▸ **Goal**:
The lines to extract run from the start of the records through the line with "import * as", both ends included; drop the pictures.

---*---

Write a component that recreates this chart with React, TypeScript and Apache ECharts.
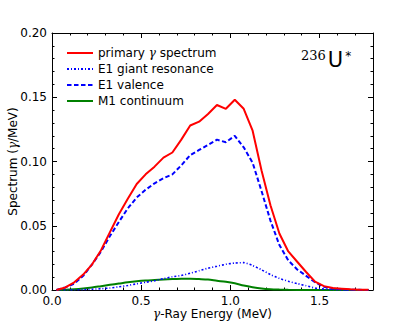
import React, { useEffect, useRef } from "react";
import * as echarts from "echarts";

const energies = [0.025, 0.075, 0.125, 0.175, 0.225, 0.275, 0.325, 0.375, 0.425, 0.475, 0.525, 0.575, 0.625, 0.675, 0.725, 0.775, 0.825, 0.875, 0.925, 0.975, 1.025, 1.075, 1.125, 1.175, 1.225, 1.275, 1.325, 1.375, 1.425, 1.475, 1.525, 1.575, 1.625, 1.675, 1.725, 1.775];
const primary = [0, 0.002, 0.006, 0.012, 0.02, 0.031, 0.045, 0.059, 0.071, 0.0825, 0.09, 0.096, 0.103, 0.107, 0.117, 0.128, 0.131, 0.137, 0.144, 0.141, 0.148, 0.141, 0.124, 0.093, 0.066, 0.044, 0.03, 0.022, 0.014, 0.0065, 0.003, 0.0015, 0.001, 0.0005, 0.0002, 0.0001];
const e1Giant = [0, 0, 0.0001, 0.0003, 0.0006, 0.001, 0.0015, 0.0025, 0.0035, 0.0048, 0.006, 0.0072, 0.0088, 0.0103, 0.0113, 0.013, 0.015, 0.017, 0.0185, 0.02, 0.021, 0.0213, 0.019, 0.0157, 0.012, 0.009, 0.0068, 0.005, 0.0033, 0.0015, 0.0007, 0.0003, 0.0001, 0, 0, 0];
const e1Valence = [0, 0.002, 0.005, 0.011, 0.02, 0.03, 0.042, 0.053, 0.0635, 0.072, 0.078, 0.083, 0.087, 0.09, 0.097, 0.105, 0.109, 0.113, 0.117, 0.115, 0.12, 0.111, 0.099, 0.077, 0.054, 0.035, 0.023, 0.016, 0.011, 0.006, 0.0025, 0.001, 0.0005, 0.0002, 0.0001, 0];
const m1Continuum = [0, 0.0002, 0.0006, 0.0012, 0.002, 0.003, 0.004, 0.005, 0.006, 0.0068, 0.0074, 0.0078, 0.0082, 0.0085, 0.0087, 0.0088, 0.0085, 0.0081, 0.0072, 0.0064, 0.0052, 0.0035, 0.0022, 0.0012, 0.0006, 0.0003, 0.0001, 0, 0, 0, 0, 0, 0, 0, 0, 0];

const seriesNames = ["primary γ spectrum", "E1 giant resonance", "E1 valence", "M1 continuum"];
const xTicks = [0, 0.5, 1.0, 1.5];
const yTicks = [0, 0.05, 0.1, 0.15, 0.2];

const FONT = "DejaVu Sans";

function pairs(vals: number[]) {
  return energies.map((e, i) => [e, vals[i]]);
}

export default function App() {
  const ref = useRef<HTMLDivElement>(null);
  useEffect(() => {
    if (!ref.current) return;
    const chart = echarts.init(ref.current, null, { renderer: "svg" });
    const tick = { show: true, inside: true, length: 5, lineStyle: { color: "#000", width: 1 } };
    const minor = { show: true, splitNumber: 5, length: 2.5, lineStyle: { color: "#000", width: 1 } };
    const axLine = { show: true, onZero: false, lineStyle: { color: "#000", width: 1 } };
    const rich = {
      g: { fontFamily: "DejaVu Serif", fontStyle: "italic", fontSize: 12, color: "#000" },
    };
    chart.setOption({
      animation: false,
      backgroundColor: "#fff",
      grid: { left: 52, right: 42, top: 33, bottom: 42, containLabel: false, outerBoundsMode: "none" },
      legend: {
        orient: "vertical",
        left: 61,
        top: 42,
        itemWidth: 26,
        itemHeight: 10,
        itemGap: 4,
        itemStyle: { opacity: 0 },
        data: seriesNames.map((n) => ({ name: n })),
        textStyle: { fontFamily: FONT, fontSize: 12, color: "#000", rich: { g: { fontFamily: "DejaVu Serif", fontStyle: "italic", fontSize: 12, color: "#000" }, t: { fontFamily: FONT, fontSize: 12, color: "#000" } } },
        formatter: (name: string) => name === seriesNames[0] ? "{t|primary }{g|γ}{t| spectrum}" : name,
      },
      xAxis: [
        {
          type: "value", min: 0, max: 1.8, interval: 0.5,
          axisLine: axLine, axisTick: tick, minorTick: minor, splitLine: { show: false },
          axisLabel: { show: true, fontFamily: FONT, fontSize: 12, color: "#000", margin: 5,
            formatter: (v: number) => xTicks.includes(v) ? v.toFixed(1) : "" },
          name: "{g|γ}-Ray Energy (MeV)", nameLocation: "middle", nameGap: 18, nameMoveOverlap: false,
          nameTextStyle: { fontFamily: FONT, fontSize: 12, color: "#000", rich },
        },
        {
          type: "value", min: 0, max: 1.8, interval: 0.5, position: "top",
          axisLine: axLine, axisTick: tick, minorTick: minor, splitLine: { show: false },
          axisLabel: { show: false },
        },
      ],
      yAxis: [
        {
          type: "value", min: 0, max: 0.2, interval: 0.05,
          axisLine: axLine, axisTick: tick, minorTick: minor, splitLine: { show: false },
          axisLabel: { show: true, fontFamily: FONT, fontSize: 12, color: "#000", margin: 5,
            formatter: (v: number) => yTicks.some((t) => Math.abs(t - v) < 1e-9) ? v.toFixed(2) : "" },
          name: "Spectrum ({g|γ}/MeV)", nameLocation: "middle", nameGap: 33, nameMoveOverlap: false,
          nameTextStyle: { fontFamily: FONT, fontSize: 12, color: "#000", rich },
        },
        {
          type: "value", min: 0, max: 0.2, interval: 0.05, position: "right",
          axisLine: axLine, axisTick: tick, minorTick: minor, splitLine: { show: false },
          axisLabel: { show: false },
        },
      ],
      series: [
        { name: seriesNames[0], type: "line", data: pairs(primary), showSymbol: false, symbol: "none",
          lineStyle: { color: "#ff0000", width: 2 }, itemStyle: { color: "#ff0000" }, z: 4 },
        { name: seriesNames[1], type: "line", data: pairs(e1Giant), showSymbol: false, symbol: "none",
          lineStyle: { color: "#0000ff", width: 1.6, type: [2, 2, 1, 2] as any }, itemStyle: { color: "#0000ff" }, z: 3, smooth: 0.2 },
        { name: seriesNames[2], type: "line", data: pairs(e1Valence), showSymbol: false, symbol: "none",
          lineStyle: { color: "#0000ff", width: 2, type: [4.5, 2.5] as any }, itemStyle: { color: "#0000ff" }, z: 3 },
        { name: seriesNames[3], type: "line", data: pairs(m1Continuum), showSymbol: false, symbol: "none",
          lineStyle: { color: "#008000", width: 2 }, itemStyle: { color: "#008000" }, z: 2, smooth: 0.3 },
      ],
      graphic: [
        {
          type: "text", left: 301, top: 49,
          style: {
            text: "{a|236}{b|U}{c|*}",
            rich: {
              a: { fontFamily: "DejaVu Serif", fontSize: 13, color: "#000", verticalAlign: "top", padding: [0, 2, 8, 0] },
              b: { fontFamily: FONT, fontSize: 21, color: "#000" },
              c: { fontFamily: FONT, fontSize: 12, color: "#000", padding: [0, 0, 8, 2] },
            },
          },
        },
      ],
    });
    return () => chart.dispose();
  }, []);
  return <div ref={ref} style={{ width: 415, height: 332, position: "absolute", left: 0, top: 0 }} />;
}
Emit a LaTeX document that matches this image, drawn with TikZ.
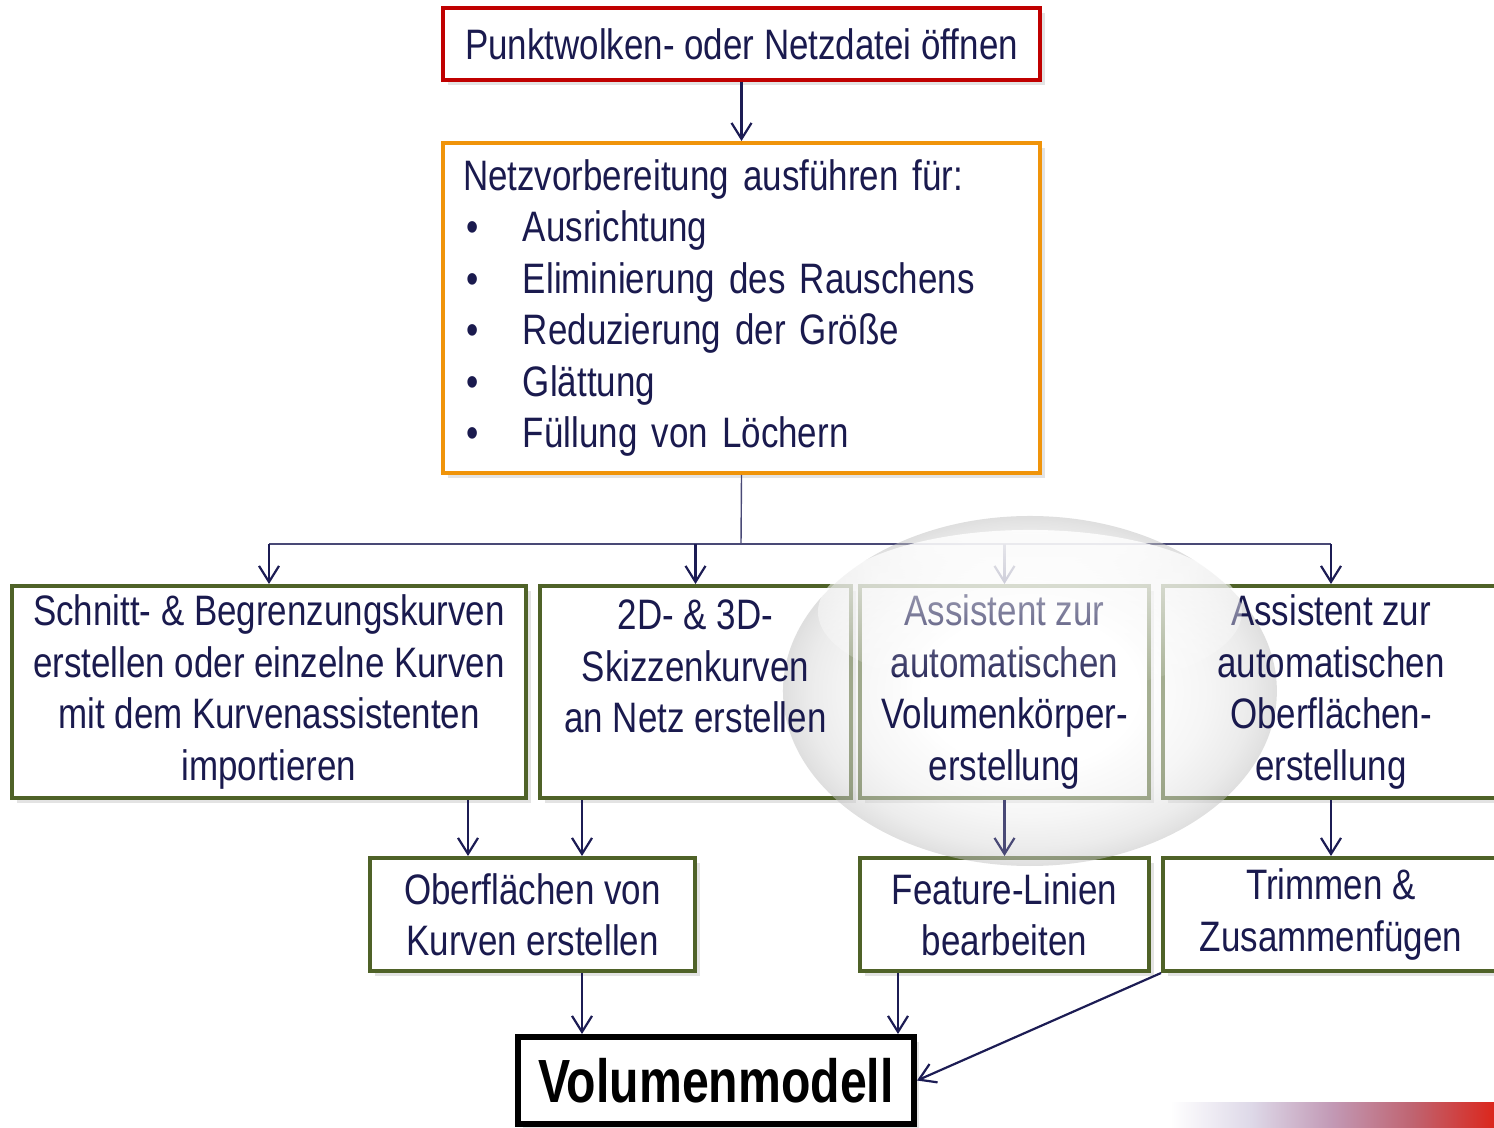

---*---

▸ **Final result**:
Write a component that recreates this chart with React, TypeScript and Apache ECharts.
import React, { useEffect, useRef } from "react";
import * as echarts from "echarts";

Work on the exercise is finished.